| What is needed |
Report the count of lines where the string "Python" appears, and nothing else.

| Working data |
----------

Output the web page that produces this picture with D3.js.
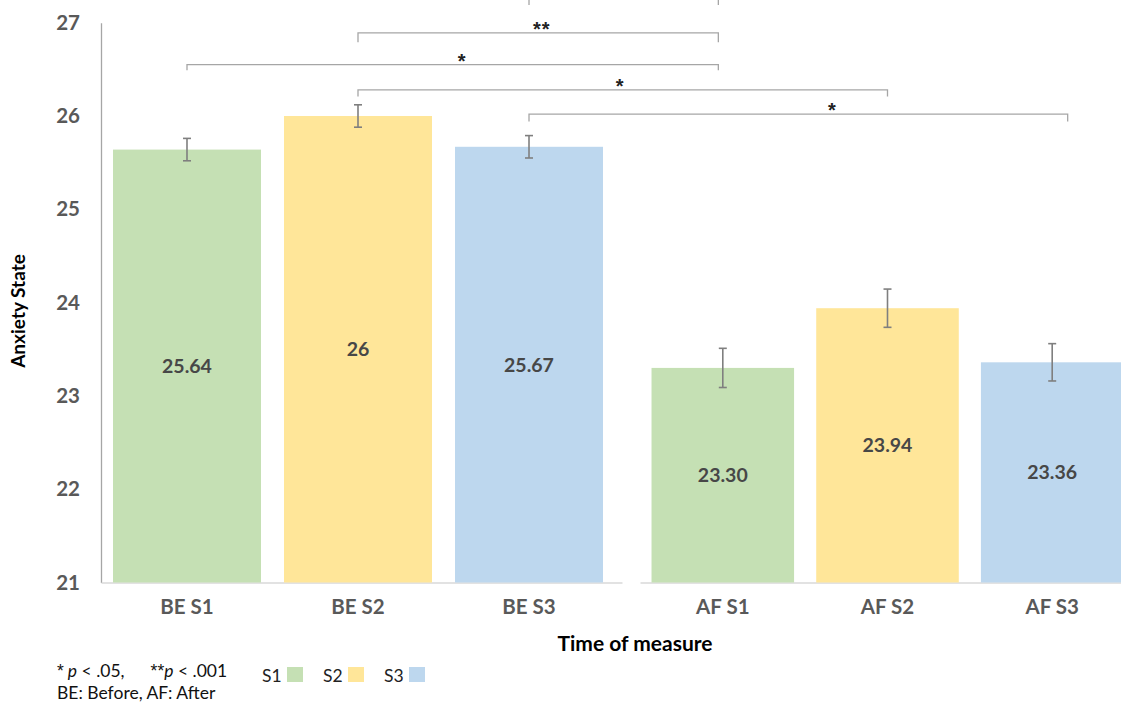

----------

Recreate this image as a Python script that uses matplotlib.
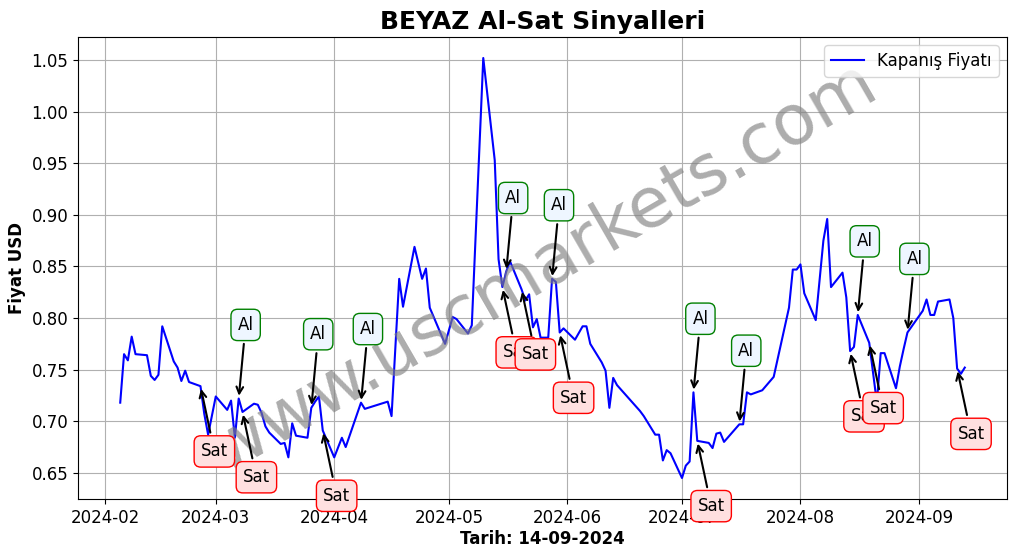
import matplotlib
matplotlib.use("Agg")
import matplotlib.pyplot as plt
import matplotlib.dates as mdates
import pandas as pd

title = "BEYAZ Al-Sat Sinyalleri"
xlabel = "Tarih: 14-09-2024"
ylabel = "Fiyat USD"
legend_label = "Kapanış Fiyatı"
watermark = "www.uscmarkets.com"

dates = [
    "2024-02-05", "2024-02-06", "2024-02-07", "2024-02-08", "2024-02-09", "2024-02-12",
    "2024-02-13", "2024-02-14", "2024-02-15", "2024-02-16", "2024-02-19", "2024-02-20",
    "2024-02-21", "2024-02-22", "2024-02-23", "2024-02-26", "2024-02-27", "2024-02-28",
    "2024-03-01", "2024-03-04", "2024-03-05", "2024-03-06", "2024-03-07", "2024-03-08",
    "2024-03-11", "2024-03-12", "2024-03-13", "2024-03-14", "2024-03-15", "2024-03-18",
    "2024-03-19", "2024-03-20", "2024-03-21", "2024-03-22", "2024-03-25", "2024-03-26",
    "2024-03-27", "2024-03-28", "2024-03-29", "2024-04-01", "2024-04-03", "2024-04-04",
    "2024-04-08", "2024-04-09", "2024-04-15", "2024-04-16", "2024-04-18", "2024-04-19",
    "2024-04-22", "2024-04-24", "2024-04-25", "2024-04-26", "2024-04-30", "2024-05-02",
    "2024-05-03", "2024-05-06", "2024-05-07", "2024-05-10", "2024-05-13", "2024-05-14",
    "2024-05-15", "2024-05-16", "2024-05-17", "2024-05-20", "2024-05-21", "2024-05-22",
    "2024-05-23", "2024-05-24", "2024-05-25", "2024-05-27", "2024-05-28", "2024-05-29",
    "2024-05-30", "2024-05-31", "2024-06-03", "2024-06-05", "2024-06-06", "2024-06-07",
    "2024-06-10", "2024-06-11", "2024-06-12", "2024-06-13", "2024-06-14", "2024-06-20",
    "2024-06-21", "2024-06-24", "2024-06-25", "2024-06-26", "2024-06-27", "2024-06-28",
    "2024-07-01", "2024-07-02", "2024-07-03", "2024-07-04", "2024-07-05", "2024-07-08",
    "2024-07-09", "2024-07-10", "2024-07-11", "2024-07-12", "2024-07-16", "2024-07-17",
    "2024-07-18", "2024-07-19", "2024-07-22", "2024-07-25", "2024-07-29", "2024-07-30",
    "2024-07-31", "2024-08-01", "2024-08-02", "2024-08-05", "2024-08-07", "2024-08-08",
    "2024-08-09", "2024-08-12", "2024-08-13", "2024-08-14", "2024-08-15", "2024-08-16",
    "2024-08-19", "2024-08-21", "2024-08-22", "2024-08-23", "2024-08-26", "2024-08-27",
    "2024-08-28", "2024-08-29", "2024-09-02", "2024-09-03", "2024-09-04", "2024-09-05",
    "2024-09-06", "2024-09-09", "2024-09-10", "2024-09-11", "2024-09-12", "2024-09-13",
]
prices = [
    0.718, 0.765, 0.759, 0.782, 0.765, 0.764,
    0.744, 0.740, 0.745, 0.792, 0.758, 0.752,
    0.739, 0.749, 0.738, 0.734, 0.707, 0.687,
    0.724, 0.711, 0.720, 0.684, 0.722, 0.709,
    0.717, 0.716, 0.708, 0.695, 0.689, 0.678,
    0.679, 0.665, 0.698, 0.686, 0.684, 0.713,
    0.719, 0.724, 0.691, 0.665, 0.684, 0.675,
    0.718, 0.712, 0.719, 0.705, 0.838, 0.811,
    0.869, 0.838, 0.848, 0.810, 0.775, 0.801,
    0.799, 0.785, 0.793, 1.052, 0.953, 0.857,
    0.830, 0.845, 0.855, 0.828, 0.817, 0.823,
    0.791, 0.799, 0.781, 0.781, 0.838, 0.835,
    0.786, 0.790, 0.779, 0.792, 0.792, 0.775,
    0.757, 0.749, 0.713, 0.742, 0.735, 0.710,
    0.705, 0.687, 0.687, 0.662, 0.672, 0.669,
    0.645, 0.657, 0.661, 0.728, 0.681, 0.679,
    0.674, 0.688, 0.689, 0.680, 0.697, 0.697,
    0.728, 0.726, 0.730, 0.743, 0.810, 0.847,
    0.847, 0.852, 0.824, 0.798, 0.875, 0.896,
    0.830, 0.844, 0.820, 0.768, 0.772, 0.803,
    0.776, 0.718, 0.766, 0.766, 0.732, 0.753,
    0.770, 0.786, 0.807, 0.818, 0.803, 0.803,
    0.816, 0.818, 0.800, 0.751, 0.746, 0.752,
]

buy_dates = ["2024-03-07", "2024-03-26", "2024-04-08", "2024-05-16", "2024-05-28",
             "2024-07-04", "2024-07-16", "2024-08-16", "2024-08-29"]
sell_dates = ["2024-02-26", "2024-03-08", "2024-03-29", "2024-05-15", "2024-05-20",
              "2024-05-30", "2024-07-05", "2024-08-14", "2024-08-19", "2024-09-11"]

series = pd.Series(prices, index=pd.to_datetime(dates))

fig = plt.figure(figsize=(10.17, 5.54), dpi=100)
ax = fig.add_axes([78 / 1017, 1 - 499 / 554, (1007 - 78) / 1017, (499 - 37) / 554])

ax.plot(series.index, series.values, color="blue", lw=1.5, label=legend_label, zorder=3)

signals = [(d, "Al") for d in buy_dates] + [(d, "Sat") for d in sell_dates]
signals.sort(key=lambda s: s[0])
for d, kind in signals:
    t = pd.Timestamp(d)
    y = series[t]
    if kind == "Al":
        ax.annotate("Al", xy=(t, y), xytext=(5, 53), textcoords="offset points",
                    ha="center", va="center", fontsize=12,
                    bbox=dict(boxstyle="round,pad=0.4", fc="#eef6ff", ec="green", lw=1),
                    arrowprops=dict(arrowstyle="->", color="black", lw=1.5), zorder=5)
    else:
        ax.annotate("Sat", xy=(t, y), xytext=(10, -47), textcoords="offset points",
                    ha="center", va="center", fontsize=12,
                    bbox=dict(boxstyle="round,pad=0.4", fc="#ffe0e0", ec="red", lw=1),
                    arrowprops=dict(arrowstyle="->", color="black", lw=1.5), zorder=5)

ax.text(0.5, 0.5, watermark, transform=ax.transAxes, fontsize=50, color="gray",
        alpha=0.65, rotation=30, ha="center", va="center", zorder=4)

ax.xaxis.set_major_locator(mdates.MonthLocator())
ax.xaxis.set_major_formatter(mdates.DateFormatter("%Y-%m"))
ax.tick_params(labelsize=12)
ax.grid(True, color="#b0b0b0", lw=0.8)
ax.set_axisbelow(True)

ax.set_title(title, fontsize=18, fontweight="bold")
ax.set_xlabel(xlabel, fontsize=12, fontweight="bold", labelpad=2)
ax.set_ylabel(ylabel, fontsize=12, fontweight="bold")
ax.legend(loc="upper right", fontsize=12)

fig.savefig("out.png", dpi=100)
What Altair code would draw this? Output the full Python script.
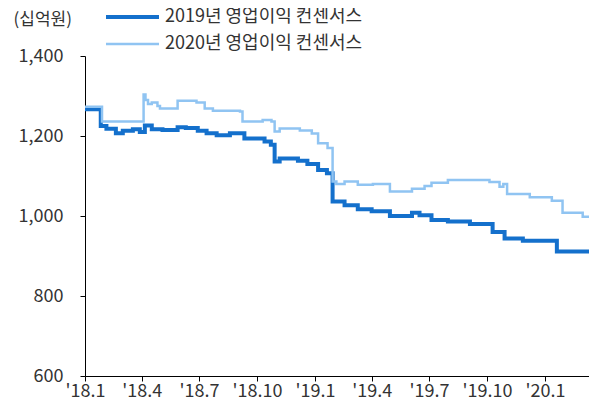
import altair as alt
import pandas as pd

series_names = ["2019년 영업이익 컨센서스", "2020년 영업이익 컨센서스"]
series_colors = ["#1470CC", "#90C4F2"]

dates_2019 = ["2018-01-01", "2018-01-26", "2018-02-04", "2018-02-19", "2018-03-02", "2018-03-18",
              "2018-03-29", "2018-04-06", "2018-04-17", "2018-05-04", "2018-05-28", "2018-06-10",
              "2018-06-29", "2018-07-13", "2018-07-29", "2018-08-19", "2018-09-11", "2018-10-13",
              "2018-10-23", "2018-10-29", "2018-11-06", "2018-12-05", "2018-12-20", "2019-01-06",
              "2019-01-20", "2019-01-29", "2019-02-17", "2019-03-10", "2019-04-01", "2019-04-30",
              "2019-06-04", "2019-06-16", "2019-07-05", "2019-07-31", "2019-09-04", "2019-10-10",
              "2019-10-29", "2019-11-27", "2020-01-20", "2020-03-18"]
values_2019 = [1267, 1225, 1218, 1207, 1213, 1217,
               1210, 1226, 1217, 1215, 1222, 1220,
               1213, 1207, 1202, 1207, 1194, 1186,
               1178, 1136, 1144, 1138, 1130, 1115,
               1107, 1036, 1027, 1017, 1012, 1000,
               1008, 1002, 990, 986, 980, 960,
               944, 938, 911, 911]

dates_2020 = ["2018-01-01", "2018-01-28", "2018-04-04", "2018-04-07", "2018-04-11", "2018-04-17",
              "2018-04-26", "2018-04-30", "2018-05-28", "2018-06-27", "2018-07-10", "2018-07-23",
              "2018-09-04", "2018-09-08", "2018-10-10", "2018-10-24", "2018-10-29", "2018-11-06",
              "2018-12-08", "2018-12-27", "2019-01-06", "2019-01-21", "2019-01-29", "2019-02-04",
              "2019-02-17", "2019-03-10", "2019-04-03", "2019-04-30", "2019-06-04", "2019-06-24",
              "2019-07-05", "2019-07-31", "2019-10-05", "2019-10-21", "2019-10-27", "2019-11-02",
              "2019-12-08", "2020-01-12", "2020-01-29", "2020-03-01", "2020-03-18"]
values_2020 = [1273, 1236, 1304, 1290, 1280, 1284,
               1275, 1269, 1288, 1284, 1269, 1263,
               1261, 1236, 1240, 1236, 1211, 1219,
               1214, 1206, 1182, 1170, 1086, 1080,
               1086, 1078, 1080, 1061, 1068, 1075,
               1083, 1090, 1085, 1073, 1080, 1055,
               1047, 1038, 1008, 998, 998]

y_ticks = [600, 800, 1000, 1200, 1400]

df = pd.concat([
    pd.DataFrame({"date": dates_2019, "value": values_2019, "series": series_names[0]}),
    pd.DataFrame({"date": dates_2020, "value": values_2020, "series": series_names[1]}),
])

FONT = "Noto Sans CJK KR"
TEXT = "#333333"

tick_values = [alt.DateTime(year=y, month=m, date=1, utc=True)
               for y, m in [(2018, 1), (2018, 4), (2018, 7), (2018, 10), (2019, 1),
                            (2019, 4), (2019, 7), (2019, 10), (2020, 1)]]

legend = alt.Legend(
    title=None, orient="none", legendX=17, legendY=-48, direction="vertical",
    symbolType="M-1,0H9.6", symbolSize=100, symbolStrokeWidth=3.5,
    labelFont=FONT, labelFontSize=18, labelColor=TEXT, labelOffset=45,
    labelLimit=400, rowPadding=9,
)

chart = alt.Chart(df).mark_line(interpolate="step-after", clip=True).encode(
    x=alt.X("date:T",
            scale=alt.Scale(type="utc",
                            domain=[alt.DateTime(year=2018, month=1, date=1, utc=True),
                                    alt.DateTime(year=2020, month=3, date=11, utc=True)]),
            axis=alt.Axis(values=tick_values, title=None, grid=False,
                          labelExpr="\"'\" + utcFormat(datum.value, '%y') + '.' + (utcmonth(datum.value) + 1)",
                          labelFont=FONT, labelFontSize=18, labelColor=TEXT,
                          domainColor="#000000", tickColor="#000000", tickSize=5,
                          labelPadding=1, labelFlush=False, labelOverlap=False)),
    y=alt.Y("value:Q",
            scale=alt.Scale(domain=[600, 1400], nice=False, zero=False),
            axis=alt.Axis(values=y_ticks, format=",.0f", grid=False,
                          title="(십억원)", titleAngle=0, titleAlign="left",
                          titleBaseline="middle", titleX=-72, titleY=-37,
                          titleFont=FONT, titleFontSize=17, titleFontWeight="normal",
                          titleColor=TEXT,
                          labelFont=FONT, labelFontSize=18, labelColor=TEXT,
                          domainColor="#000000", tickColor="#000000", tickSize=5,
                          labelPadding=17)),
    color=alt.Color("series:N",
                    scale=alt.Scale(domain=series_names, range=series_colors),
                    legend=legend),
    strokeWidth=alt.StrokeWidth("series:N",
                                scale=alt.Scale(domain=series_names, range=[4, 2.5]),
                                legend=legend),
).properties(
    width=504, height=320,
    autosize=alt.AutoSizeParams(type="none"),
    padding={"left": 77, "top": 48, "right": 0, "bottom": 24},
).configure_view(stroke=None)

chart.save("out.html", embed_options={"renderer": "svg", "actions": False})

----------

| Task response |
2